Consider the polynomial $ f=X^{3}-2tX+t $ over $ K=\mathbb{C}(t) $, where $ t $ is transcendental over $ \mathbb{C} $. Let $ \alpha $ be a root of $ f $ and $ L $ be the splitting field of $ f $. I proved that $ K(\alpha) \subsetneq L=K(\alpha, \beta) $, where $ \beta $ is a root of the polynomial $ X^{2}+3\alpha^{2}-8t \in K(\alpha)[X] $. So the degree $ [L:K] $ must be 6.
I am asked to show further that $ Gal(L/K) \simeq S_{3} $ and to determine a a polynomial $ g \in K[X] $ such that $ M $ is the splitting field of $ g $, where $ M $ is the unique intermediate field of the extension $ L/K $ of degree 2. Additionally, is $ M/K $ Galois? From what I proved so far, I know that the Galois group of $ f $ is either $ \mathbb{Z}/6\mathbb{Z} $ or $ S_{3} $, but how do I show that it can't be abelian? Also, I dont know how to answer the other questions.

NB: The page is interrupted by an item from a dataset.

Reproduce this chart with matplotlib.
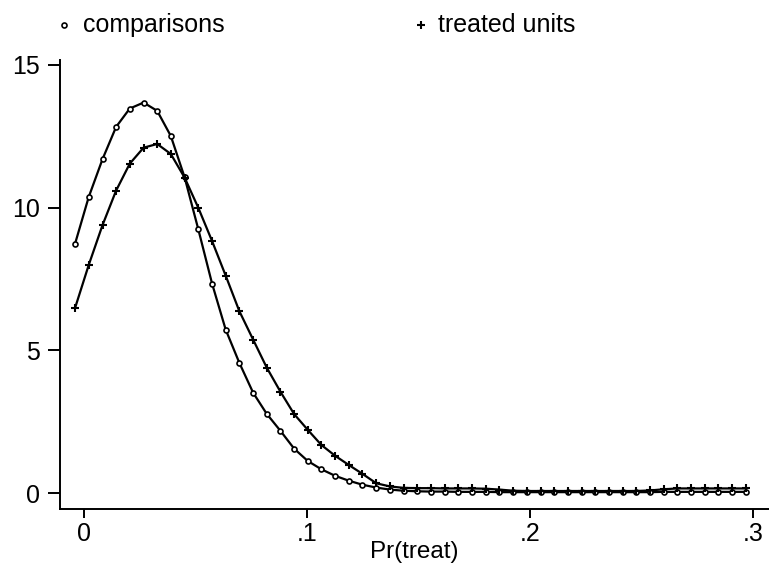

I would appreciate any help. Thank you!
The galois group permutes the roots of the polynomial, and an element is completely determined the images of the roots, so it must be a subgroup of $S_3$, as it has order $6$, it is the whole of $S_3$. Alternatively, if the extension was abelian, every subgroup the Galois group would be normal, hence by Galois correspondence, every subextension would be Galois, but from what you computed, $K(\alpha)$ is not Galois as it does not contain all roots of $f$.